>> begin

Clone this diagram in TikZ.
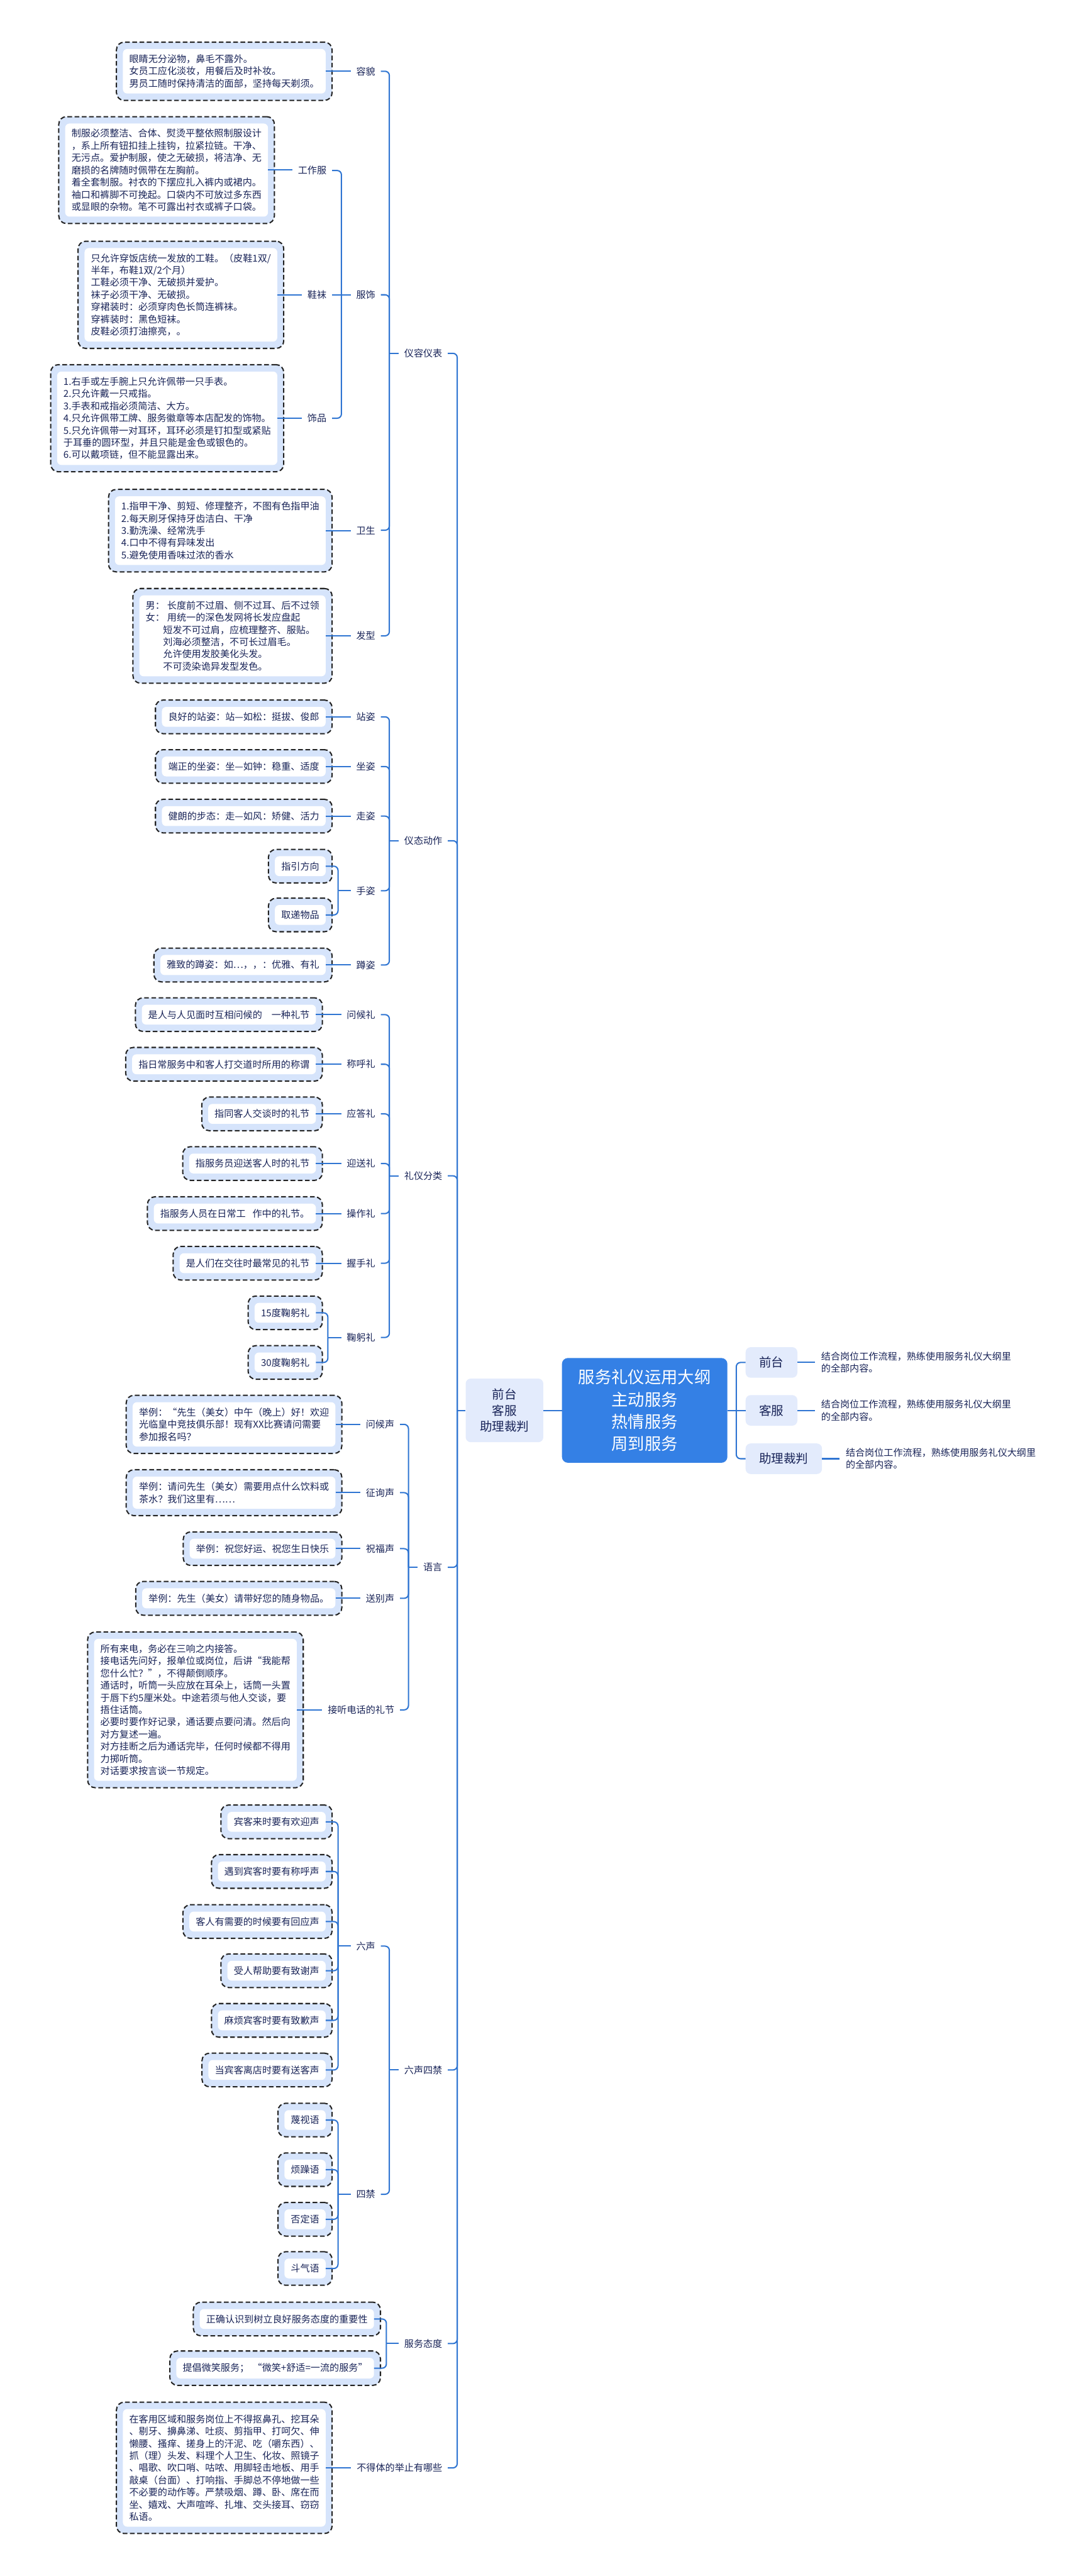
\documentclass[tikz,border=0pt]{standalone}
\usepackage{fontspec}
\setmainfont{Noto Sans CJK SC}
\usetikzlibrary{backgrounds,fit}
\definecolor{navy}{RGB}{25,36,88}
\definecolor{lineblue}{RGB}{47,117,210}
\definecolor{boxblue}{RGB}{214,228,251}
\definecolor{dashgray}{RGB}{35,35,35}
\definecolor{rootblue}{RGB}{52,128,229}
\definecolor{paleblue}{RGB}{227,235,252}
\tikzset{
 smallfont/.style={font=\fontsize{22.4pt}{28.8pt}\selectfont},
 leafst/.style={smallfont, text=navy, fill=white, rounded corners=10pt, inner xsep=15pt, inner ysep=13pt, align=left},
 dbox/.style={draw=dashgray, line width=3pt, dash pattern=on 11pt off 6pt, fill=boxblue, rounded corners=18pt, inner xsep=15pt, inner ysep=16pt},
 lblst/.style={smallfont, text=navy, inner xsep=13pt, inner ysep=4pt},
 conn/.style={draw=lineblue, line width=3pt, rounded corners=10pt},
 rootst/.style={fill=rootblue, text=white, rounded corners=14pt, font=\fontsize{39pt}{52pt}\selectfont, align=center, minimum width=390pt, minimum height=247pt, inner sep=0pt},
 l1st/.style={fill=paleblue, text=navy, rounded corners=12pt, font=\fontsize{29pt}{38pt}\selectfont, align=center, inner sep=0pt},
 notest/.style={smallfont, text=navy, align=left, inner xsep=14pt, inner ysep=0pt},
}
\newcommand\mkleaf[4]{\node[leafst,anchor=east] (#1) at (#2,#3) {#4};\begin{pgfonlayer}{background}\node[dbox,fit=(#1)] (#1o) {};\end{pgfonlayer}}
\newcommand\mklbl[4]{\node[lblst,anchor=east] (#1) at (#2+13,#3) {#4};}
\begin{document}
\begin{tikzpicture}[x=1pt,y=-1pt]
\useasboundingbox (0,0) rectangle (2560,6073);
\begin{pgfonlayer}{background}\fill[white] (0,0) rectangle (2560,6073);\end{pgfonlayer}

% center part
\node[rootst] (root) at (1520,3325) {服务礼仪运用大纲\\主动服务\\热情服务\\周到服务};
\node[l1st, minimum width=183pt, minimum height=150pt] (lb) at (1189.5,3325) {前台\\客服\\助理裁判};
\node[l1st, minimum width=122pt, minimum height=72pt] (qt) at (1819,3212) {前台};
\node[l1st, minimum width=122pt, minimum height=72pt] (kf) at (1819,3325) {客服};
\node[l1st, minimum width=180pt, minimum height=72pt] (zl) at (1848,3439) {助理裁判};
\node[notest, anchor=west] (qtn) at (1922,3212) {结合岗位工作流程，熟练使用服务礼仪大纲里\\的全部内容。};
\node[notest, anchor=west] (kfn) at (1922,3325) {结合岗位工作流程，熟练使用服务礼仪大纲里\\的全部内容。};
\node[notest, anchor=west] (zln) at (1980,3439) {结合岗位工作流程，熟练使用服务礼仪大纲里\\的全部内容。};

% level 2 labels
\mklbl{yrbb}{1043}{833}{仪容仪表}
\mklbl{ytdz}{1043}{1982}{仪态动作}
\mklbl{lyfl}{1043}{2772}{礼仪分类}
\mklbl{yuyan}{1043}{3695}{语言}
\mklbl{lsjs}{1043}{4880}{六声四禁}
\mklbl{fwtd}{1043}{5525}{服务态度}
\mklbl{bdt}{1043}{5818}{不得体的举止有哪些}

% level 3 labels
\mklbl{rm}{885}{168}{容貌}
\mklbl{fs}{885}{695}{服饰}
\mklbl{ws}{885}{1250}{卫生}
\mklbl{fx}{885}{1499}{发型}
\mklbl{zz}{885}{1690}{站姿}
\mklbl{zuoz}{885}{1807}{坐姿}
\mklbl{zouz}{885}{1924}{走姿}
\mklbl{sz}{885}{2100}{手姿}
\mklbl{dz}{885}{2275}{蹲姿}
\mklbl{whl}{885}{2392}{问候礼}
\mklbl{chl}{885}{2509}{称呼礼}
\mklbl{ydl}{885}{2626}{应答礼}
\mklbl{ysl}{885}{2743}{迎送礼}
\mklbl{czl}{885}{2861}{操作礼}
\mklbl{wsl}{885}{2978}{握手礼}
\mklbl{jgl}{885}{3153}{鞠躬礼}
\mklbl{whs}{930}{3358}{问候声}
\mklbl{zxs}{930}{3519}{征询声}
\mklbl{zfs}{930}{3651}{祝福声}
\mklbl{sbs}{930}{3768}{送别声}
\mklbl{jtdh}{930}{4031}{接听电话的礼节}
\mklbl{ls}{885}{4588}{六声}
\mklbl{sj}{885}{5173}{四禁}
% level 4 labels
\mklbl{gzf}{770}{402}{工作服}
\mklbl{xw}{770}{695}{鞋袜}
\mklbl{sp}{770}{986}{饰品}

% leaves
\mkleaf{rmT}{768}{168}{眼睛无分泌物，鼻毛不露外。\\女员工应化淡妆，用餐后及时补妆。\\男员工随时保持清洁的面部，坚持每天剃须。}
\mkleaf{gzfT}{632}{401}{制服必须整洁、合体、熨烫平整依照制服设计\\，系上所有钮扣挂上挂钩，拉紧拉链。干净、\\无污点。爱护制服，使之无破损，将洁净、无\\磨损的名牌随时佩带在左胸前。\\着全套制服。衬衣的下摆应扎入裤内或裙内。\\袖口和裤脚不可挽起。口袋内不可放过多东西\\或显眼的杂物。笔不可露出衬衣或裤子口袋。}
\mkleaf{xwT}{654}{695}{只允许穿饭店统一发放的工鞋。（皮鞋1双/\\半年，布鞋1双/2个月）\\工鞋必须干净、无破损并爱护。\\袜子必须干净、无破损。\\穿裙装时：必须穿肉色长筒连裤袜。\\穿裤装时：黑色短袜。\\皮鞋必须打油擦亮，。}
\mkleaf{spT}{654}{986}{1.右手或左手腕上只允许佩带一只手表。\\2.只允许戴一只戒指。\\3.手表和戒指必须简洁、大方。\\4.只允许佩带工牌、服务徽章等本店配发的饰物。\\5.只允许佩带一对耳环，耳环必须是钉扣型或紧贴\\于耳垂的圆环型，并且只能是金色或银色的。\\6.可以戴项链，但不能显露出来。}
\mkleaf{wsT}{768}{1251}{1.指甲干净、剪短、修理整齐，不图有色指甲油\\2.每天刷牙保持牙齿洁白、干净\\3.勤洗澡、经常洗手\\4.口中不得有异味发出\\5.避免使用香味过浓的香水}
\mkleaf{fxT}{768}{1499}{男：\hspace{6pt}长度前不过眉、侧不过耳、后不过领\\女：\hspace{6pt}用统一的深色发网将长发应盘起\\\hspace*{41pt}短发不可过肩，应梳理整齐、服贴。\\\hspace*{41pt}刘海必须整洁，不可长过眉毛。\\\hspace*{41pt}允许使用发胶美化头发。\\\hspace*{41pt}不可烫染诡异发型发色。}
\mkleaf{zzT}{768}{1690}{良好的站姿：站—如松：挺拔、俊郎}
\mkleaf{zuozT}{768}{1807}{端正的坐姿：坐—如钟：稳重、适度}
\mkleaf{zouzT}{768}{1924}{健朗的步态：走—如风：矫健、活力}
\mkleaf{zyfx}{768}{2042}{指引方向}
\mkleaf{qdwp}{768}{2157}{取递物品}
\mkleaf{dzT}{768}{2275}{雅致的蹲姿：如…，，：优雅、有礼}
\mkleaf{whlT}{745}{2392}{是人与人见面时互相问候的\hspace{22pt}一种礼节}
\mkleaf{chlT}{745}{2509}{指日常服务中和客人打交道时所用的称谓}
\mkleaf{ydlT}{745}{2626}{指同客人交谈时的礼节}
\mkleaf{yslT}{745}{2743}{指服务员迎送客人时的礼节}
\mkleaf{czlT}{745}{2861}{指服务人员在日常工\hspace{16pt}作中的礼节。}
\mkleaf{wslT}{745}{2978}{是人们在交往时最常见的礼节}
\mkleaf{j15}{745}{3095}{15度鞠躬礼}
\mkleaf{j30}{745}{3212}{30度鞠躬礼}
\mkleaf{whsT}{791}{3358}{举例：“先生（美女）中午（晚上）好！欢迎\\光临皇中竞技俱乐部！现有XX比赛请问需要\\参加报名吗？}
\mkleaf{zxsT}{791}{3519}{举例：请问先生（美女）需要用点什么饮料或\\茶水？我们这里有……}
\mkleaf{zfsT}{791}{3651}{举例：祝您好运、祝您生日快乐}
\mkleaf{sbsT}{791}{3768}{举例：先生（美女）请带好您的随身物品。}
\mkleaf{jtdhT}{700}{4031}{所有来电，务必在三响之内接答。\\接电话先问好，报单位或岗位，后讲“我能帮\\您什么忙？”，不得颠倒顺序。\\通话时，听筒一头应放在耳朵上，话筒一头置\\于唇下约5厘米处。中途若须与他人交谈，要\\捂住话筒。\\必要时要作好记录，通话要点要问清。然后向\\对方复述一遍。\\对方挂断之后为通话完毕，任何时候都不得用\\力掷听筒。\\对话要求按言谈一节规定。}
\mkleaf{s1}{768}{4295}{宾客来时要有欢迎声}
\mkleaf{s2}{768}{4412}{遇到宾客时要有称呼声}
\mkleaf{s3}{768}{4530}{客人有需要的时候要有回应声}
\mkleaf{s4}{768}{4646}{受人帮助要有致谢声}
\mkleaf{s5}{768}{4763}{麻烦宾客时要有致歉声}
\mkleaf{s6}{768}{4880}{当宾客离店时要有送客声}
\mkleaf{j1}{768}{4998}{蔑视语}
\mkleaf{j2}{768}{5115}{烦躁语}
\mkleaf{j3}{768}{5232}{否定语}
\mkleaf{j4}{768}{5348}{斗气语}
\mkleaf{t1}{882}{5467}{正确认识到树立良好服务态度的重要性}
\mkleaf{t2}{882}{5583}{提倡微笑服务；\hspace{8pt}“微笑+舒适=一流的服务”}
\mkleaf{bdtT}{768}{5818}{在客用区域和服务岗位上不得抠鼻孔、挖耳朵\\、剔牙、擤鼻涕、吐痰、剪指甲、打呵欠、伸\\懒腰、搔痒、搓身上的汗泥、吃（嚼东西）、\\抓（理）头发、料理个人卫生、化妆、照镜子\\、唱歌、吹口哨、咕哝、用脚轻击地板、用手\\敲桌（台面）、打响指、手脚总不停地做一些\\不必要的动作等。严禁吸烟、蹲、卧、席在而\\坐、嬉戏、大声喧哗、扎堆、交头接耳、窃窃\\私语。}

% leaf to label connectors
\foreach \a/\b in {rmT/rm,gzfT/gzf,xwT/xw,spT/sp,wsT/ws,fxT/fx,zzT/zz,zuozT/zuoz,zouzT/zouz,dzT/dz,whlT/whl,chlT/chl,ydlT/ydl,yslT/ysl,czlT/czl,wslT/wsl,whsT/whs,zxsT/zxs,zfsT/zfs,sbsT/sbs,jtdhT/jtdh,bdtT/bdt}
  \draw[conn] (\a.east) -- (\a.east -| \b.west);

% brackets
\coordinate (bfs) at (805,695);
\draw[conn] (gzf.east) -| (bfs);
\draw[conn] (xw.east) -- (bfs);
\draw[conn] (sp.east) -| (bfs);
\draw[conn] (bfs) -- (fs.west);

\coordinate (byr) at (918,833);
\foreach \c in {rm,fs,ws,fx} \draw[conn] (\c.east) -| (byr);
\draw[conn] (byr) -- (yrbb.west);

\coordinate (bsz) at (797,2100);
\foreach \c in {zyfx,qdwp} \draw[conn] (\c.east) -| (bsz);
\draw[conn] (bsz) -- (sz.west);

\coordinate (byt) at (918,1982);
\foreach \c in {zz,zuoz,zouz,sz,dz} \draw[conn] (\c.east) -| (byt);
\draw[conn] (byt) -- (ytdz.west);

\coordinate (bjg) at (773,3153);
\foreach \c in {j15,j30} \draw[conn] (\c.east) -| (bjg);
\draw[conn] (bjg) -- (jgl.west);

\coordinate (bly) at (918,2772);
\foreach \c in {whl,chl,ydl,ysl,czl,wsl,jgl} \draw[conn] (\c.east) -| (bly);
\draw[conn] (bly) -- (lyfl.west);

\coordinate (byy) at (963,3695);
\foreach \c in {whs,zxs,zfs,sbs,jtdh} \draw[conn] (\c.east) -| (byy);
\draw[conn] (byy) -- (yuyan.west);

\coordinate (bls) at (797,4588);
\foreach \c in {s1,s2,s3,s4,s5,s6} \draw[conn] (\c.east) -| (bls);
\draw[conn] (bls) -- (ls.west);

\coordinate (bsj) at (797,5173);
\foreach \c in {j1,j2,j3,j4} \draw[conn] (\c.east) -| (bsj);
\draw[conn] (bsj) -- (sj.west);

\coordinate (bl4) at (918,4880);
\foreach \c in {ls,sj} \draw[conn] (\c.east) -| (bl4);
\draw[conn] (bl4) -- (lsjs.west);

\coordinate (btd) at (911,5525);
\foreach \c in {t1,t2} \draw[conn] (\c.east) -| (btd);
\draw[conn] (btd) -- (fwtd.west);

\coordinate (bmain) at (1078,3325);
\foreach \c in {yrbb,ytdz,lyfl,yuyan,lsjs,fwtd,bdt} \draw[conn] (\c.east) -| (bmain);
\draw[conn] (bmain) -- (lb.west);
\draw[conn] (lb.east) -- (root.west);

\coordinate (brt) at (1736,3325);
\draw[conn] (root.east) -- (brt);
\draw[conn] (brt) |- (qt.west);
\draw[conn] (brt) -- (kf.west);
\draw[conn] (brt) |- (zl.west);
\draw[conn] (qt.east) -- (qtn.west);
\draw[conn] (kf.east) -- (kfn.west);
\draw[conn] (zl.east) -- (zln.west);
\end{tikzpicture}
\end{document}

>> end

What the task asks. Omitting all pictures, restate exactly the lines of the material from its start through the line that contains "anchor=west] (zln) at".

Full answer.
Clone this diagram in TikZ.
\documentclass[tikz,border=0pt]{standalone}
\usepackage{fontspec}
\setmainfont{Noto Sans CJK SC}
\usetikzlibrary{backgrounds,fit}
\definecolor{navy}{RGB}{25,36,88}
\definecolor{lineblue}{RGB}{47,117,210}
\definecolor{boxblue}{RGB}{214,228,251}
\definecolor{dashgray}{RGB}{35,35,35}
\definecolor{rootblue}{RGB}{52,128,229}
\definecolor{paleblue}{RGB}{227,235,252}
\tikzset{
 smallfont/.style={font=\fontsize{22.4pt}{28.8pt}\selectfont},
 leafst/.style={smallfont, text=navy, fill=white, rounded corners=10pt, inner xsep=15pt, inner ysep=13pt, align=left},
 dbox/.style={draw=dashgray, line width=3pt, dash pattern=on 11pt off 6pt, fill=boxblue, rounded corners=18pt, inner xsep=15pt, inner ysep=16pt},
 lblst/.style={smallfont, text=navy, inner xsep=13pt, inner ysep=4pt},
 conn/.style={draw=lineblue, line width=3pt, rounded corners=10pt},
 rootst/.style={fill=rootblue, text=white, rounded corners=14pt, font=\fontsize{39pt}{52pt}\selectfont, align=center, minimum width=390pt, minimum height=247pt, inner sep=0pt},
 l1st/.style={fill=paleblue, text=navy, rounded corners=12pt, font=\fontsize{29pt}{38pt}\selectfont, align=center, inner sep=0pt},
 notest/.style={smallfont, text=navy, align=left, inner xsep=14pt, inner ysep=0pt},
}
\newcommand\mkleaf[4]{\node[leafst,anchor=east] (#1) at (#2,#3) {#4};\begin{pgfonlayer}{background}\node[dbox,fit=(#1)] (#1o) {};\end{pgfonlayer}}
\newcommand\mklbl[4]{\node[lblst,anchor=east] (#1) at (#2+13,#3) {#4};}
\begin{document}
\begin{tikzpicture}[x=1pt,y=-1pt]
\useasboundingbox (0,0) rectangle (2560,6073);
\begin{pgfonlayer}{background}\fill[white] (0,0) rectangle (2560,6073);\end{pgfonlayer}

% center part
\node[rootst] (root) at (1520,3325) {服务礼仪运用大纲\\主动服务\\热情服务\\周到服务};
\node[l1st, minimum width=183pt, minimum height=150pt] (lb) at (1189.5,3325) {前台\\客服\\助理裁判};
\node[l1st, minimum width=122pt, minimum height=72pt] (qt) at (1819,3212) {前台};
\node[l1st, minimum width=122pt, minimum height=72pt] (kf) at (1819,3325) {客服};
\node[l1st, minimum width=180pt, minimum height=72pt] (zl) at (1848,3439) {助理裁判};
\node[notest, anchor=west] (qtn) at (1922,3212) {结合岗位工作流程，熟练使用服务礼仪大纲里\\的全部内容。};
\node[notest, anchor=west] (kfn) at (1922,3325) {结合岗位工作流程，熟练使用服务礼仪大纲里\\的全部内容。};
\node[notest, anchor=west] (zln) at (1980,3439) {结合岗位工作流程，熟练使用服务礼仪大纲里\\的全部内容。};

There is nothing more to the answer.